Liberals, he told a room full of ecstatic supporters, must do a better job of being Liberals. They must do a better job of connecting with middle-class Canadians. And they must turn back the Conservative barbs that they know are coming.
He promised Canadians "more humanity, more transparency, more compassion." Is that enough? Probably yes, for this day.
Those who were hoping that the incoming leader would use the opportunity to promise something more substantial than hope and change were, yet again, disappointed.
But Mr. Trudeau is right: We are two years from an election, far too soon for the party to be costing out postsecondary tuition tax credits. Still, a leader does need to offer foundational values; these are what voters search for when they assess a leader. These have yet to be convincingly delivered.
In his speech, Mr. Trudeau limited himself to promising Canadians that he will work hard to promote and defend the values and aspirations of "middle-class Canadians who are putting much into the economy and getting too little in return."
He promised them: "The purpose of the Liberal Party will be you." He promised as well: "Come 2015, the clarity of our plan to make this country better."
Ironically, he rose to passion only in his appeal for party unity. He said he didn't care whether you were a Turner Liberal or a Chretien Liberal or a Martin Liberal.

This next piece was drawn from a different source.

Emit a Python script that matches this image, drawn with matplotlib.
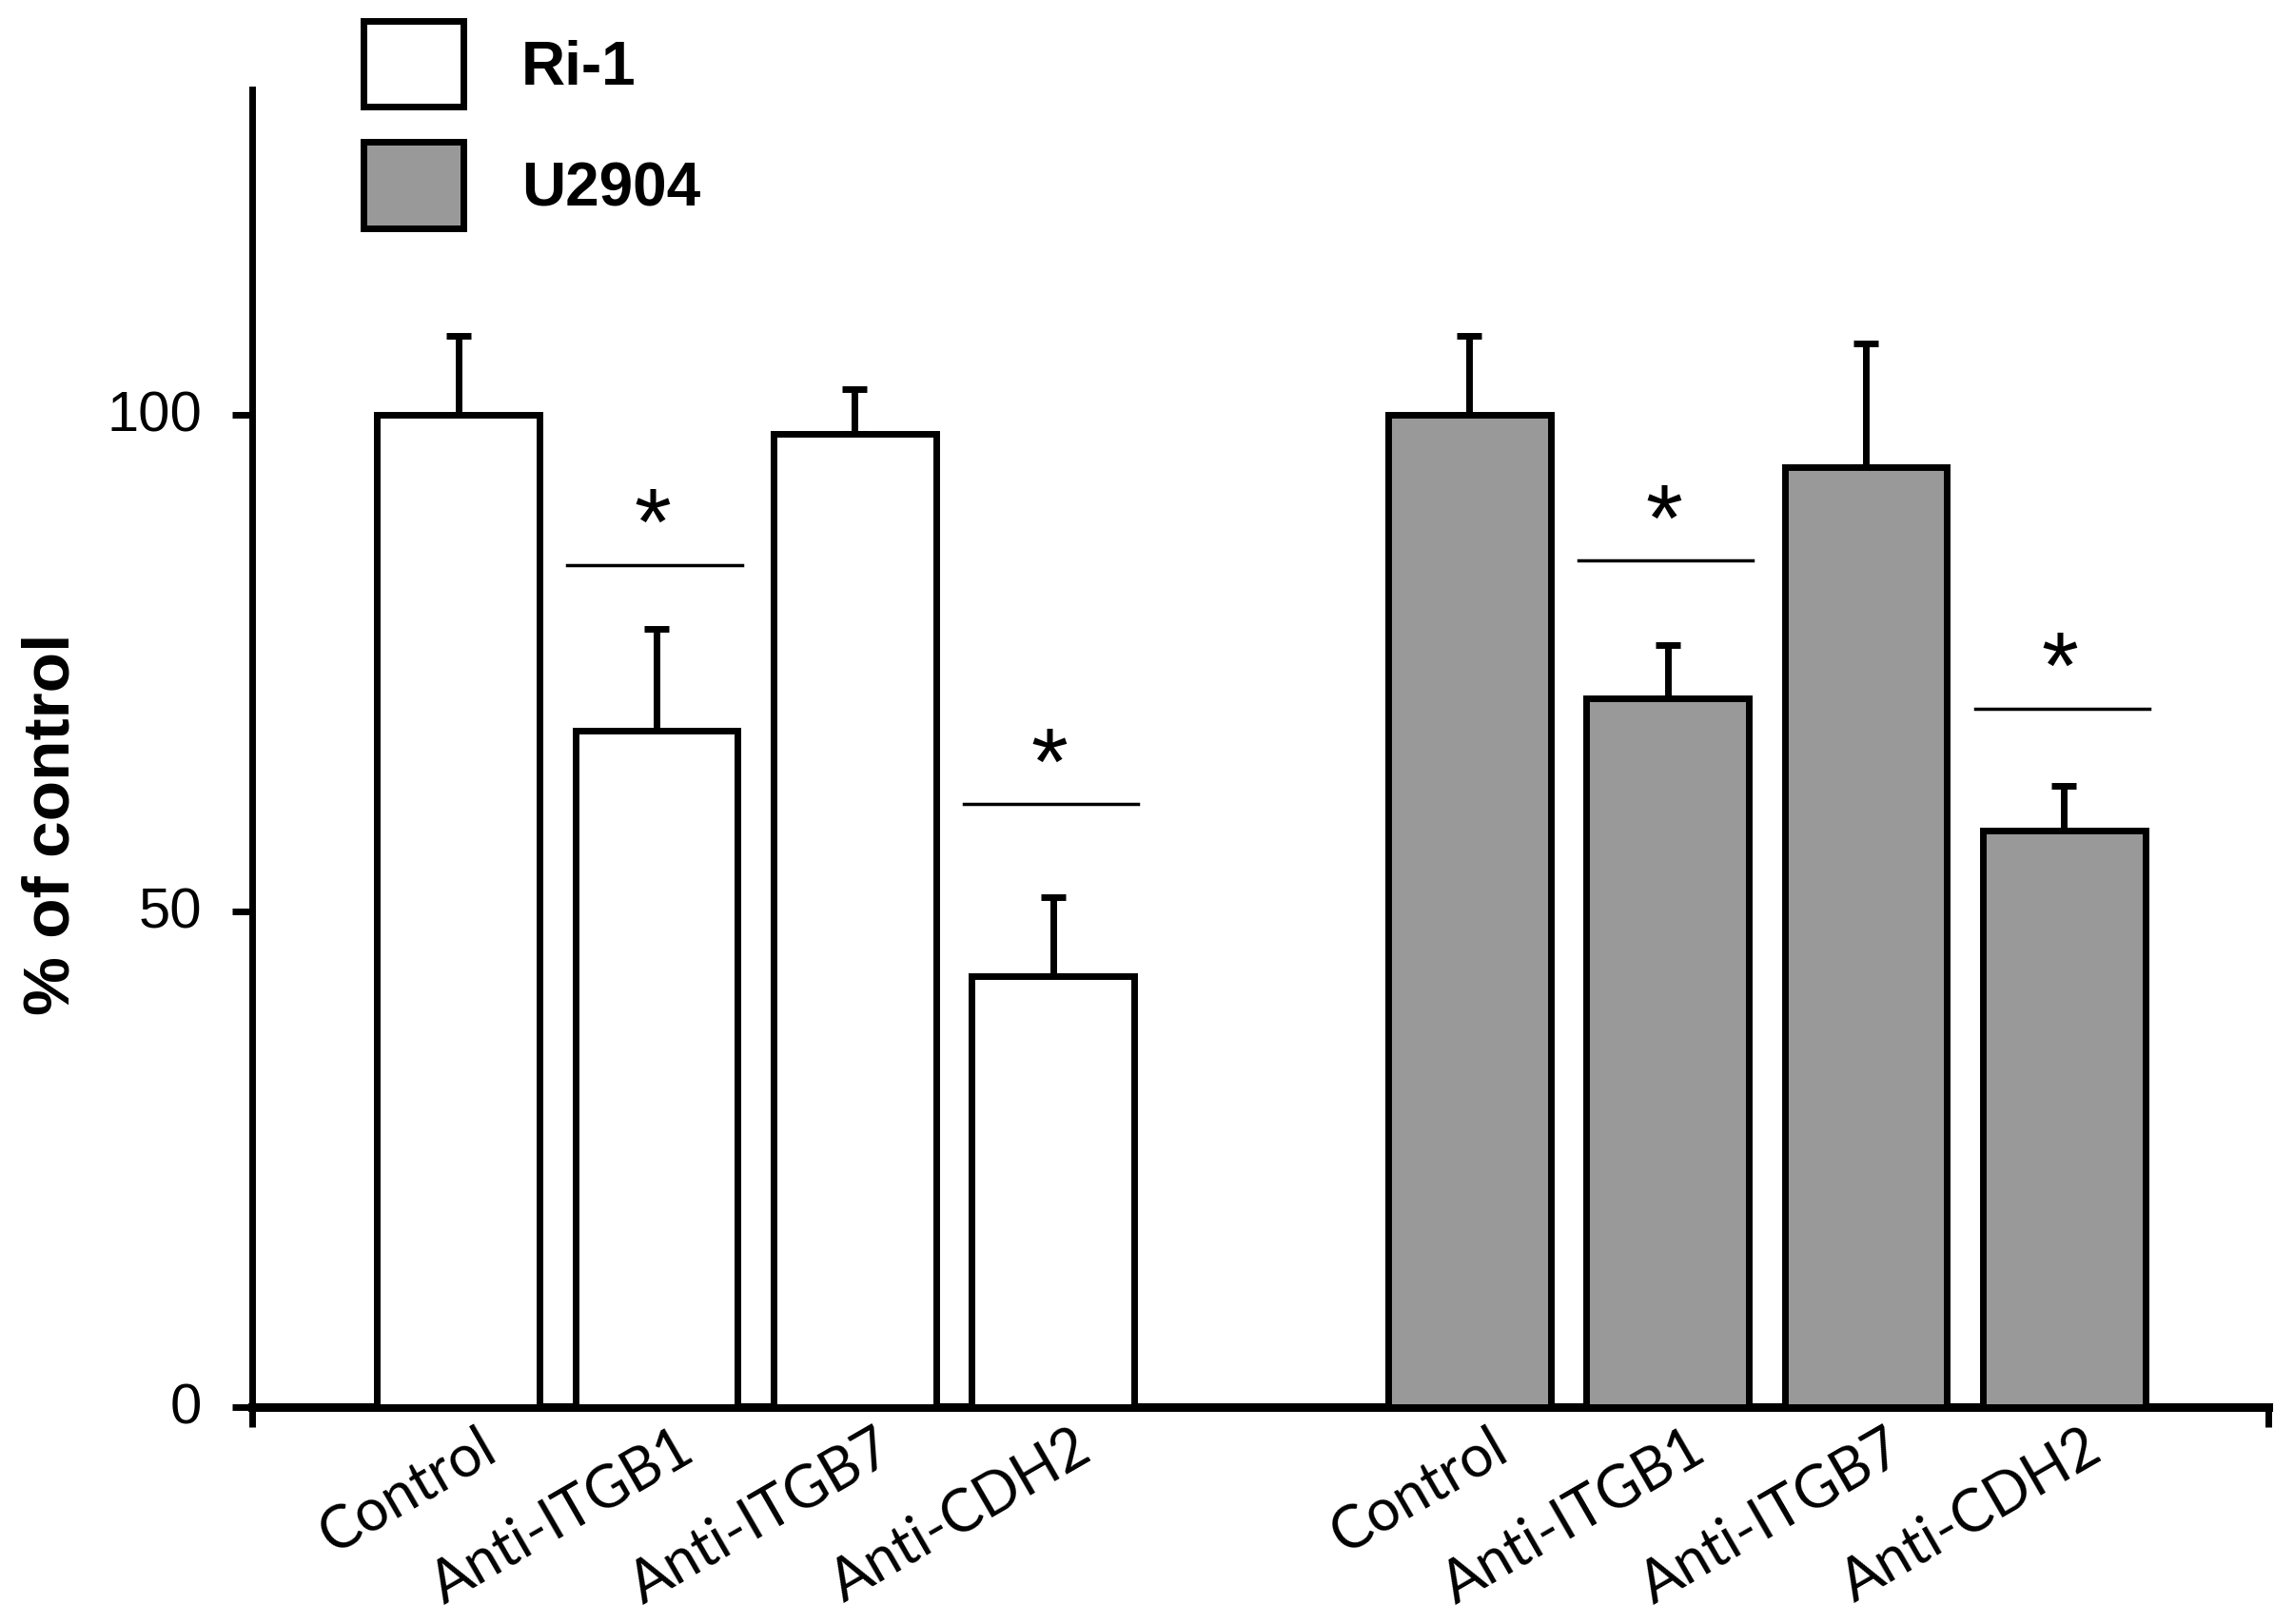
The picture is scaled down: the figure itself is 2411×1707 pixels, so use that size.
import numpy as np
import matplotlib
matplotlib.use("Agg")
import matplotlib.pyplot as plt
from matplotlib.transforms import ScaledTranslation

# values
treatments = ["Control", "Anti-ITGB1", "Anti-ITGB7", "Anti-CDH2"]
ri1_mean = [100, 68.2, 98.1, 43.4]
ri1_err = [8.0, 10.2, 4.5, 8.0]
u2904_mean = [100, 71.4, 94.7, 58.1]
u2904_err = [8.0, 5.4, 12.5, 4.5]
# height of the significance line over each bar (None = no mark)
ri1_sig = [None, 84.9, None, 60.8]
u2904_sig = [None, 85.3, None, 70.4]
yticks = [0, 50, 100]

x_ri = np.arange(len(treatments)) + 1.04
x_u = np.arange(len(treatments)) + 6.14
bar_w = 0.82

fig = plt.figure(figsize=(24.11, 17.08), dpi=100)
ax = fig.add_axes([0.1099, 0.1335, 0.8789, 0.8109])

bars_ri = ax.bar(x_ri, ri1_mean, width=bar_w, color="white", edgecolor="black",
                 linewidth=5, label="Ri-1", zorder=3)
bars_u = ax.bar(x_u, u2904_mean, width=bar_w, color="#999999", edgecolor="black",
                linewidth=5, label="U2904", zorder=3)

for xs, m, e in [(x_ri, ri1_mean, ri1_err), (x_u, u2904_mean, u2904_err)]:
    ax.errorbar(xs, m, yerr=[np.zeros(len(e)), e], fmt="none", ecolor="black",
                elinewidth=5, capsize=9.5, capthick=5, zorder=2)

for xs, sig in [(x_ri, ri1_sig), (x_u, u2904_sig)]:
    for x, s in zip(xs, sig):
        if s is None:
            continue
        ax.plot([x - 0.45, x + 0.43], [s, s], color="black", lw=2.5, zorder=3)
        ax.text(x - 0.02, s + 3.6, "*", ha="center", va="center", fontsize=72,
                family="Liberation Sans", zorder=3)

ax.set_xlim(0, 10.17)
ax.set_ylim(0, 132.8)
for side in ["top", "right"]:
    ax.spines[side].set_visible(False)
ax.spines["left"].set_linewidth(5)
ax.spines["bottom"].set_linewidth(6.5)

ax.set_yticks(yticks)
ax.set_yticklabels([str(t) for t in yticks], family="Liberation Sans", fontsize=43)
ax.tick_params(axis="y", direction="out", length=15, width=5, pad=23)
for lab in ax.get_yticklabels():
    lab.set_transform(lab.get_transform() + ScaledTranslation(0, 0.05, fig.dpi_scale_trans))

ax.set_xticks(list(x_ri) + list(x_u))
ax.set_xticklabels(treatments * 2, rotation=30, ha="right", rotation_mode="anchor",
                   fontsize=44, family="Lato")
ax.tick_params(axis="x", which="major", length=0, pad=9)
ax.set_xticks([0, 10.17], minor=True)
ax.tick_params(axis="x", which="minor", direction="out", length=15, width=5)
for lab in ax.get_xticklabels():
    lab.set_transform(lab.get_transform() + ScaledTranslation(0.2, 0, fig.dpi_scale_trans))

fig.text(55 / 2411, 1 - 866 / 1708, "% of control", rotation=90, ha="center",
         va="center", fontsize=50, family="Liberation Sans", weight="bold")

ax.legend(handles=[bars_ri, bars_u], loc="upper left",
          bbox_to_anchor=(382 / 2411, 1 - 23 / 1708), bbox_transform=fig.transFigure,
          frameon=False, borderpad=0, borderaxespad=0, handlelength=1.65,
          handleheight=1.80, labelspacing=0.58, handletextpad=0.95,
          prop={"family": "Liberation Sans", "weight": "bold", "size": 46})

fig.savefig("out.png", dpi=100)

"The era of hyphenated Liberals ends right here, right now, tonight," he declared. With his massive first-ballot victory, and with the party faced with a choice of renewal or extinction, he is probably right.
The way Mr. Trudeau won is good news for the party. It's decision to open voting for the leader to anyone who signed on as a supporter, even if they didn't join the party, can be pronounced a qualified success. Of the 127,261 registered members and supporters – with supporters making up about three quarters of that total – 104,552 (82 per cent) actually cast a ballot. The Liberal Party now has a committed base of supporters who can be tapped as volunteers and donors. It is a healthy beginning for what is, in some respects, a new party with a new leader.
We still don't know in which direction that new leader will take the party – how far to the right is he prepared to move to confront the Conservatives on economic issues; how far to the left in an effort to marginalize the NDP of social policy.
Actually, we don't know many things: what topic he will choose for his first question in Question Period on Monday (temporary workers, perhaps?); whether he will support or oppose the free trade agreement with the European Union when it finally lands; his stand on the proposed west-east oil pipeline; or how he would implement his promise to decriminalize marijuana or – well, there's a lot we don't know.
We do know, however, that he's getting pretty good at delivering a speech. And in politics, that's an arrow you want in your quiver.